Sunday, March 20, 2011

#77 - Twin Peaks: Fire Walk with Me (1992)

So after a brief hiatus (I was a little Twin Peaksed out... it's such a mindfuck that I need a little time off) I am ready and eager to watch the movie that is supposed to establish, though it was originally filmed as a prequel, some kind of "closure" or conclusion to the second season of the show.  We'll see how it goes.

For starters, the movie is definitely inferior to the television show.  Of course, it worked better as a show because the audience was allowed to really grow attached to (or unattached to) the personae of Twin Peaks over the course of many episodes.  But for me, the real reason I couldn't get as attached to the film as the show is that Kyle MacLachlan has an extremely small part.  This makes sense, as he's a character who is brought in right at the beginning of the show who has no ties to the community beforehand.  So then, for the sake of bringing some resolution, we have to follow the very mediocre Sheryl Lee (the doomed Laura Palmer).  Let's give Lee props, though: she failed to impress much during the show (where she was Laura in flashbacks and played her doppelganger cousin Maddie) but does a much better job here.  The problem is that she's just not that interesting, really.  Certainly not as off-the-wall as MacLachlan or The Log Lady.

This brings me to the larger problem, as a whole.  The movie fails to evoke the wit and charm so prevalent in the show.  The outrageous characters and neat (though confusing) triangles of relationships are lost to the story of Laura Palmer.  If you think it's unfair that the review is mostly a comparison of the movie to the show as a whole, I have to submit that it's not applicable to completely separate the two.  It's a continuation, not a stand-alone project.

Other things I wondered/felt:

1. What the hell could have been so important for Lara Flynn Boyle that she couldn't reprise her role as Laura's best friend Donna?
2. Could James, an integral role of Laura's life, pre-murder, been relegated to any less and less interesting screen time?
3. Ray Wise is creeeeeeeeeepyyyyyyyyyyyy (and so good as Leland Palmer).
4. Chris Isaak was in a movie other than the five minutes he was in Silence of the Lambs?
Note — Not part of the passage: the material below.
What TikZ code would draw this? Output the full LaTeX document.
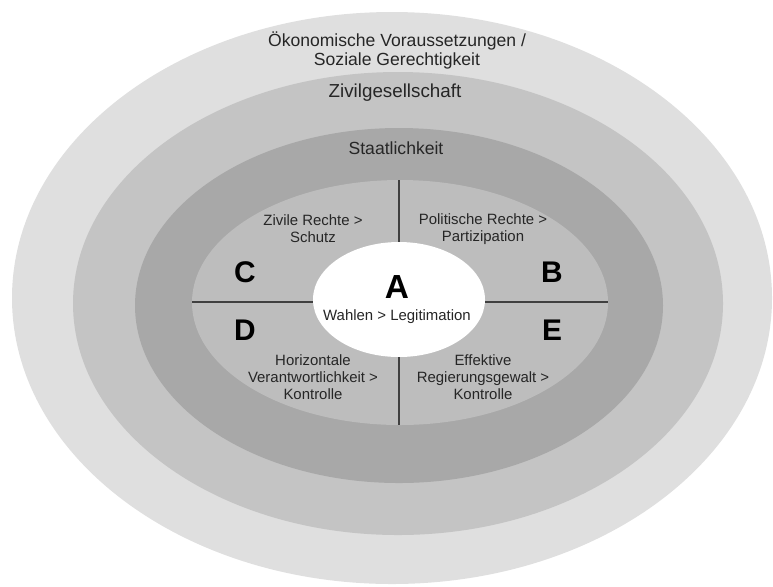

Huh.
5. OMG. The cheesy, screamed "I LOVE YOU JAMES!" What an unnecessary, LOL moment.

Altogether, only a somewhat satisfactory "conclusion" that didn't teach me much that I hadn't already known or hadn't already guessed/inferred.  Perhaps there were more particulars than possibilities, but it wasn't mindblowing.  It was unfortunately nothing that I couldn't have lived without, and what we weren't privy to was any sort of culmination of MacLachlan's post-red-curtain transformation.  Quelle dommage.